- _What to produce_:
Open with the line that has "Rebuild this chart"; close with the line that has "import pandas as pd". Retype those lines exactly, images excluded.

- _Available data_:
|---|

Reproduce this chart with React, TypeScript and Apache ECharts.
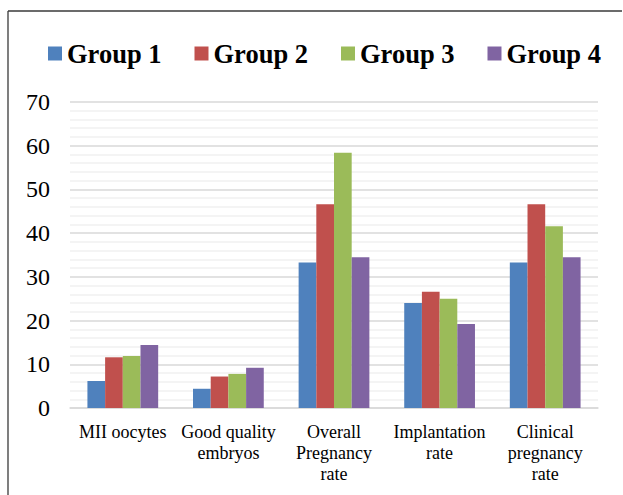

|---|

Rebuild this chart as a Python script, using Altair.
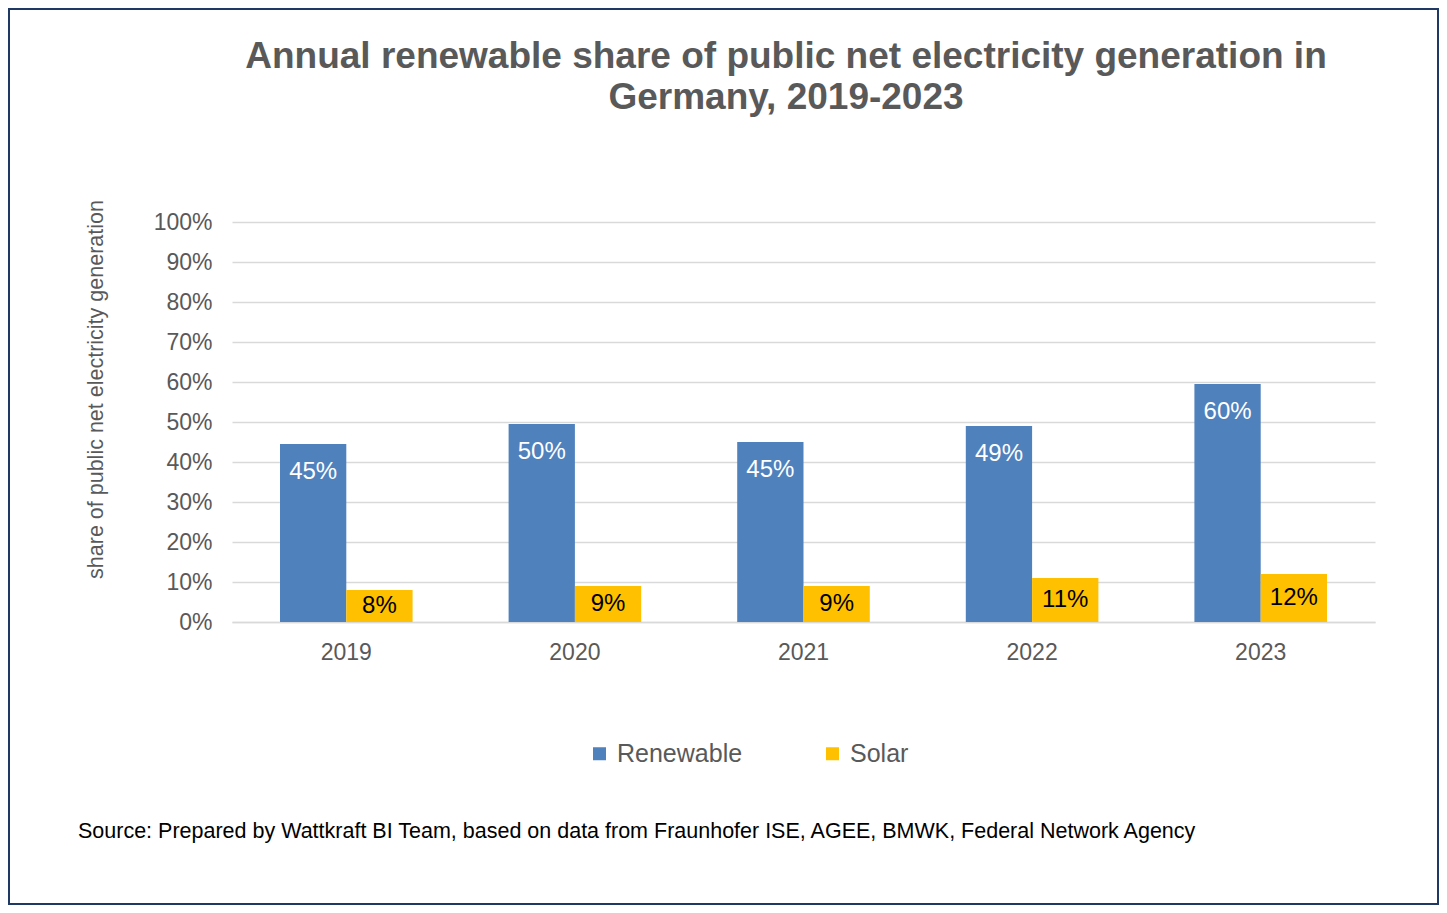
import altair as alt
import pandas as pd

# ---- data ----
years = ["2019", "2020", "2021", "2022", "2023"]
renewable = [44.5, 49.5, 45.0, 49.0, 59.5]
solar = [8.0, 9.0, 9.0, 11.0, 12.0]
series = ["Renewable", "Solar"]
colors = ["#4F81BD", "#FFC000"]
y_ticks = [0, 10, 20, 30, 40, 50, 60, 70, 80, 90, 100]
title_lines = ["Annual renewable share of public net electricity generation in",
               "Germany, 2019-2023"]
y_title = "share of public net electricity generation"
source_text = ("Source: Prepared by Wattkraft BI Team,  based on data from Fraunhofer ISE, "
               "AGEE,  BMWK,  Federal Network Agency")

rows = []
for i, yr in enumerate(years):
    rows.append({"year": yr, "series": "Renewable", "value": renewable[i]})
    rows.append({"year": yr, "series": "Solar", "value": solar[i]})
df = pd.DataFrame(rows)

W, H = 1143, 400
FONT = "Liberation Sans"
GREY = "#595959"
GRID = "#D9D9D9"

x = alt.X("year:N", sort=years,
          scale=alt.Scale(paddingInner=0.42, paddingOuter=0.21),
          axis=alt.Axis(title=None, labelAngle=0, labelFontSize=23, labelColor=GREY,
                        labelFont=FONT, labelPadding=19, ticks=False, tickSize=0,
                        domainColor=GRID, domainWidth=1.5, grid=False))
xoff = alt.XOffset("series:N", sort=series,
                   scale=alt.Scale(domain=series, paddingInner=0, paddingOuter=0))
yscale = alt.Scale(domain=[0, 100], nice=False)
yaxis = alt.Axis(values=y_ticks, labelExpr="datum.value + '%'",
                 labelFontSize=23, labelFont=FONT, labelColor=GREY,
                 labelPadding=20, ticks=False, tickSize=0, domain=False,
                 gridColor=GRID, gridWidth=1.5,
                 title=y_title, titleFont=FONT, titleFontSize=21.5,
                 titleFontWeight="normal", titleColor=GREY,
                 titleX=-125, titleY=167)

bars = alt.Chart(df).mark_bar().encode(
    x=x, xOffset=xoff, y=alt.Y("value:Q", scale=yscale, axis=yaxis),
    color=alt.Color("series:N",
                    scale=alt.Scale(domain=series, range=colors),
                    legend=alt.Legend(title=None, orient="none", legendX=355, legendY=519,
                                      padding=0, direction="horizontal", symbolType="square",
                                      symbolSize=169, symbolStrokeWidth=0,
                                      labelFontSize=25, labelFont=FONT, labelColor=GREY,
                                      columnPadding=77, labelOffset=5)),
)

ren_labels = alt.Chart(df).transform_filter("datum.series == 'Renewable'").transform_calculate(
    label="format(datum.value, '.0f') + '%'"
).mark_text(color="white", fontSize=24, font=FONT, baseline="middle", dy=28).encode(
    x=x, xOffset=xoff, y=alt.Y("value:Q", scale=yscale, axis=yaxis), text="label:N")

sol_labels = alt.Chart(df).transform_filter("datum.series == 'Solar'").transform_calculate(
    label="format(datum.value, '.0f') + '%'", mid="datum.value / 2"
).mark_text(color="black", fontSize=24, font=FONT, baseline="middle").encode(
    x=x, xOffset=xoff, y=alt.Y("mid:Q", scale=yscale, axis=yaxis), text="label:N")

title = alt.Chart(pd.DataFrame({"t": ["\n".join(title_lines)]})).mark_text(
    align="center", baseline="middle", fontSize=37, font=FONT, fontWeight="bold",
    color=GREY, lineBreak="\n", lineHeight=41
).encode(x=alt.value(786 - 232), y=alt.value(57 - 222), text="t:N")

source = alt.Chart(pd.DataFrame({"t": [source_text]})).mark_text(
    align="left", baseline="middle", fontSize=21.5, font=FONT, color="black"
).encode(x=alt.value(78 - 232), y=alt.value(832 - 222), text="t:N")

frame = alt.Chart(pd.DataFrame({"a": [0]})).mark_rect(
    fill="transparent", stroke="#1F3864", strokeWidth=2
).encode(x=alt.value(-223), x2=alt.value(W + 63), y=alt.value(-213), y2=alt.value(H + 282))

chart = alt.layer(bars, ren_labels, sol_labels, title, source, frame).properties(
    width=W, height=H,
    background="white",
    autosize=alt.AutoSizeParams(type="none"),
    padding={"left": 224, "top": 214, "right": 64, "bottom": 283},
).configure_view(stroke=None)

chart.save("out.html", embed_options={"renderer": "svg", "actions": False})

|---|

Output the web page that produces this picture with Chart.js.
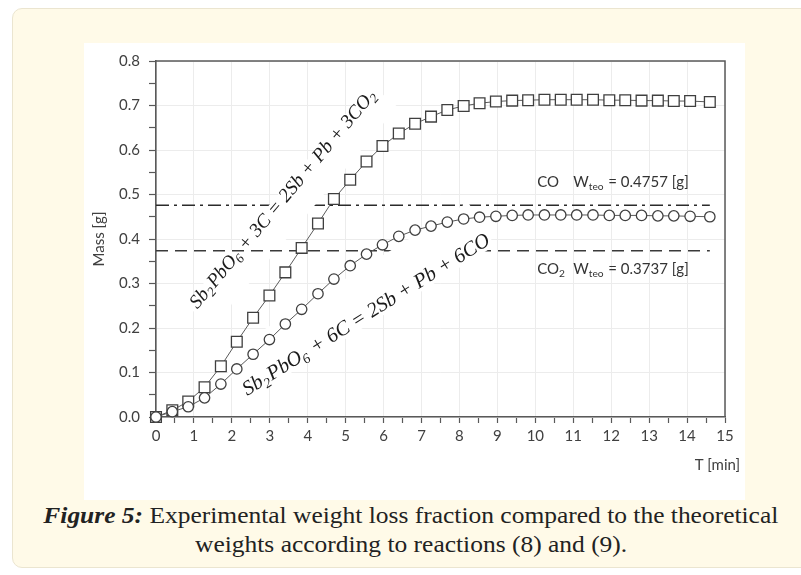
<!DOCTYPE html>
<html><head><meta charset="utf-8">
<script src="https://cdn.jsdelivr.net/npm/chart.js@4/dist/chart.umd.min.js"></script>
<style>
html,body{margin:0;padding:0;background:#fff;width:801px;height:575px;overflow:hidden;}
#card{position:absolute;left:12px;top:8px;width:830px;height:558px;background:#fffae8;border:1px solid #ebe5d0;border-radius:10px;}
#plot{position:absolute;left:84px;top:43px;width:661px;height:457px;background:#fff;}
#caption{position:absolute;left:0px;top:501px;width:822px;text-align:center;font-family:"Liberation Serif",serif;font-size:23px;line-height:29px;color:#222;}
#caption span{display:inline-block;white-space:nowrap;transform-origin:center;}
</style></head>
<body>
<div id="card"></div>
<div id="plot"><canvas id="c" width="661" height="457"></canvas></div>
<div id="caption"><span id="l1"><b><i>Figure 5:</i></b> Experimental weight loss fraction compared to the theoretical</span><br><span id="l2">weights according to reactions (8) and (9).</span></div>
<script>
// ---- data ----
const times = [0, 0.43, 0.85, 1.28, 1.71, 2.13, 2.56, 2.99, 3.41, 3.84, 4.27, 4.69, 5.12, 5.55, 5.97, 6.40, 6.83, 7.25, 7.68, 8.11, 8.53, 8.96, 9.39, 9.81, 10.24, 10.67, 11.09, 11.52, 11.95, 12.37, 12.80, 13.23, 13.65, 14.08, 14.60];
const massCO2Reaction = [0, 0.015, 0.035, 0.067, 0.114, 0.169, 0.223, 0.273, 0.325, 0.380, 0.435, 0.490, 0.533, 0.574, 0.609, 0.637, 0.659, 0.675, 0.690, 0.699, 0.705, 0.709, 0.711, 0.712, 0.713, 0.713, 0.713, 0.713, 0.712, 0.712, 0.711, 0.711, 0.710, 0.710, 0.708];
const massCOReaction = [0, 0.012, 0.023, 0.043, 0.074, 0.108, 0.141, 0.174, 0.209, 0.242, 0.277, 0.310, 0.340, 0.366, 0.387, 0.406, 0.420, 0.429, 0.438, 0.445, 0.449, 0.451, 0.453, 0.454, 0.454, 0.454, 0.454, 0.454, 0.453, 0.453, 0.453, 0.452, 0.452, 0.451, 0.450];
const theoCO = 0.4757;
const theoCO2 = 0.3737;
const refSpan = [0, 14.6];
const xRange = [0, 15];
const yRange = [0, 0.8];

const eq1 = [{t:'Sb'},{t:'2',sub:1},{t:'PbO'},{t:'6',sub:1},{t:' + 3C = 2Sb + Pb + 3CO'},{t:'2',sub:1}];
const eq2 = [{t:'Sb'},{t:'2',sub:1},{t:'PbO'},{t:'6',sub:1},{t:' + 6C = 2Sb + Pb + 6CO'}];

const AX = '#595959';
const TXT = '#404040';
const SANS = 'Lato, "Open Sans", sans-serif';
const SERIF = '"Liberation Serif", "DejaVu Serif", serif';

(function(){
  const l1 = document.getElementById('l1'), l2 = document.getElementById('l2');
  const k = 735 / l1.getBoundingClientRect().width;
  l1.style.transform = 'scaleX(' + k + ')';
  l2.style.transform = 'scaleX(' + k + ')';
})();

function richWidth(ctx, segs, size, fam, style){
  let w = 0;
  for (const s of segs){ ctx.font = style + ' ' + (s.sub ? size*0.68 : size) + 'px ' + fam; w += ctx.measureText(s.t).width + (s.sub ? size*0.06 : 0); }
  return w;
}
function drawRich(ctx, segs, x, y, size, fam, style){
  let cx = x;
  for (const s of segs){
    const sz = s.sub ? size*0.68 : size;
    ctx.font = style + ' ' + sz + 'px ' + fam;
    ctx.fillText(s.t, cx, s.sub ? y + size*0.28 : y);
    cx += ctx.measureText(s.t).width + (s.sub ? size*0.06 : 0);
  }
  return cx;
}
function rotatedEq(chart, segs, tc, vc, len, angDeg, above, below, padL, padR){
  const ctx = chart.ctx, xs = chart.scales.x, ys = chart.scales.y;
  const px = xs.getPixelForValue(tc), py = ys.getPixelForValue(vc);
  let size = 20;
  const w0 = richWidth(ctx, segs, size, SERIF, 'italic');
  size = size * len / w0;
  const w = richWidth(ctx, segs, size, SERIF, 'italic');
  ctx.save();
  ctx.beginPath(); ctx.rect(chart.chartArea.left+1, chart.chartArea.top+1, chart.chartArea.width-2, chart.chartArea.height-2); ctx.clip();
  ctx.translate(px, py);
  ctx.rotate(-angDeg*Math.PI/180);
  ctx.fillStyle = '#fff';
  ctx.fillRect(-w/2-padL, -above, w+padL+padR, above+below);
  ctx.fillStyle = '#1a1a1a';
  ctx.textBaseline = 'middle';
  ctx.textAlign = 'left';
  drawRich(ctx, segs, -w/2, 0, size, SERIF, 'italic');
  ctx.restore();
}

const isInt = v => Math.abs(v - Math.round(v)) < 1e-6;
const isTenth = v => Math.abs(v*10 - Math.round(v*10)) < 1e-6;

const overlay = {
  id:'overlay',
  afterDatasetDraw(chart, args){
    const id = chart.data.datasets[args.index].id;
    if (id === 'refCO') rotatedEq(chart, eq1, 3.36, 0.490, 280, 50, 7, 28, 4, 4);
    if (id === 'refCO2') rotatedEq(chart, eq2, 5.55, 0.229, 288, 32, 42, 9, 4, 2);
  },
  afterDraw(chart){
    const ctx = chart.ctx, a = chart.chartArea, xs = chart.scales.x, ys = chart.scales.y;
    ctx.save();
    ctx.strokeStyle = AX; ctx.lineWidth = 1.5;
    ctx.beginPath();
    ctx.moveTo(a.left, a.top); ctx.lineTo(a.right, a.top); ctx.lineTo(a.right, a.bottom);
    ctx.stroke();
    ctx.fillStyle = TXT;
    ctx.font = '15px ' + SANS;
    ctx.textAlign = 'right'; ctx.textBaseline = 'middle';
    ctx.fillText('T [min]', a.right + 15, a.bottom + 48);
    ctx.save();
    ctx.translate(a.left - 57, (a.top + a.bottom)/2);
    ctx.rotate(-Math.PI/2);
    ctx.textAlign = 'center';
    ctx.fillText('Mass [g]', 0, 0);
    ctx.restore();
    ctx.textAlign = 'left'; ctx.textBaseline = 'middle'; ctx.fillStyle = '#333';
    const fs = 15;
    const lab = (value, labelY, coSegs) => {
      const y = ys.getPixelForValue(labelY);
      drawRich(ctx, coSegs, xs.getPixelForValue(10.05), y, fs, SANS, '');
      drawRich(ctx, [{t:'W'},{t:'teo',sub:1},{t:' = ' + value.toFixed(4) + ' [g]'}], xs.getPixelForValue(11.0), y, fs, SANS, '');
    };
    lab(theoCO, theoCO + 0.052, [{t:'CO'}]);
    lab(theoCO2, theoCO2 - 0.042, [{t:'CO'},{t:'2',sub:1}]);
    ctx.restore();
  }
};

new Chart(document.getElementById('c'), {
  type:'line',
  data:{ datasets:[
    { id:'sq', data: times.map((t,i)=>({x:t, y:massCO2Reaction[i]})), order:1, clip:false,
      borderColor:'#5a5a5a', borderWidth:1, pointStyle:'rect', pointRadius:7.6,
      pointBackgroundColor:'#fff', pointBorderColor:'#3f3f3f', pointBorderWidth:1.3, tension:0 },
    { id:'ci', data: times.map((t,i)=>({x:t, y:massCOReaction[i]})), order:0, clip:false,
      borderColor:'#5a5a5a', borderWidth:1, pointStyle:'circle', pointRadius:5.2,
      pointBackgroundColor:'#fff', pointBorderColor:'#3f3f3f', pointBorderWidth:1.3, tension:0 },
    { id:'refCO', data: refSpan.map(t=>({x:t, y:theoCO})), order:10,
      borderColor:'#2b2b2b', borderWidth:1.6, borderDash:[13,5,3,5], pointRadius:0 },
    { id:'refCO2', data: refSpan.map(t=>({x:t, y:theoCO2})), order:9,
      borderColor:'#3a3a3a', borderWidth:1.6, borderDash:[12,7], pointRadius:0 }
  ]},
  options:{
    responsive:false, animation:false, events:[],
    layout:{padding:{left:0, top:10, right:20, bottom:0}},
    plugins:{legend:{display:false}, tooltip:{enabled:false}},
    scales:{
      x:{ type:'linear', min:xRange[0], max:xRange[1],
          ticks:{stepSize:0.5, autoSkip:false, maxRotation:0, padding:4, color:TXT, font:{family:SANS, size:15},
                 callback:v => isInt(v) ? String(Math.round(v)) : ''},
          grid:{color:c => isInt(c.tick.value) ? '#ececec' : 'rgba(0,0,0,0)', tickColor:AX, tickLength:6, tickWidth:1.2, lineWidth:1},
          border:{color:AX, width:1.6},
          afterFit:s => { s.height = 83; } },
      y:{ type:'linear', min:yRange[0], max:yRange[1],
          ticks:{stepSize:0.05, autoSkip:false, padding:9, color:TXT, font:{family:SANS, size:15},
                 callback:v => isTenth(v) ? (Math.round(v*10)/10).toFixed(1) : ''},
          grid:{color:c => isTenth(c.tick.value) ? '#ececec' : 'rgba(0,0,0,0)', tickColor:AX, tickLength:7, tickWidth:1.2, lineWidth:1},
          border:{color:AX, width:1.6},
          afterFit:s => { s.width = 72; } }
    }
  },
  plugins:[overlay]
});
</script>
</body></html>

|---|

- _The reply_:
Rebuild this chart as a Python script, using Altair.
import altair as alt
import pandas as pd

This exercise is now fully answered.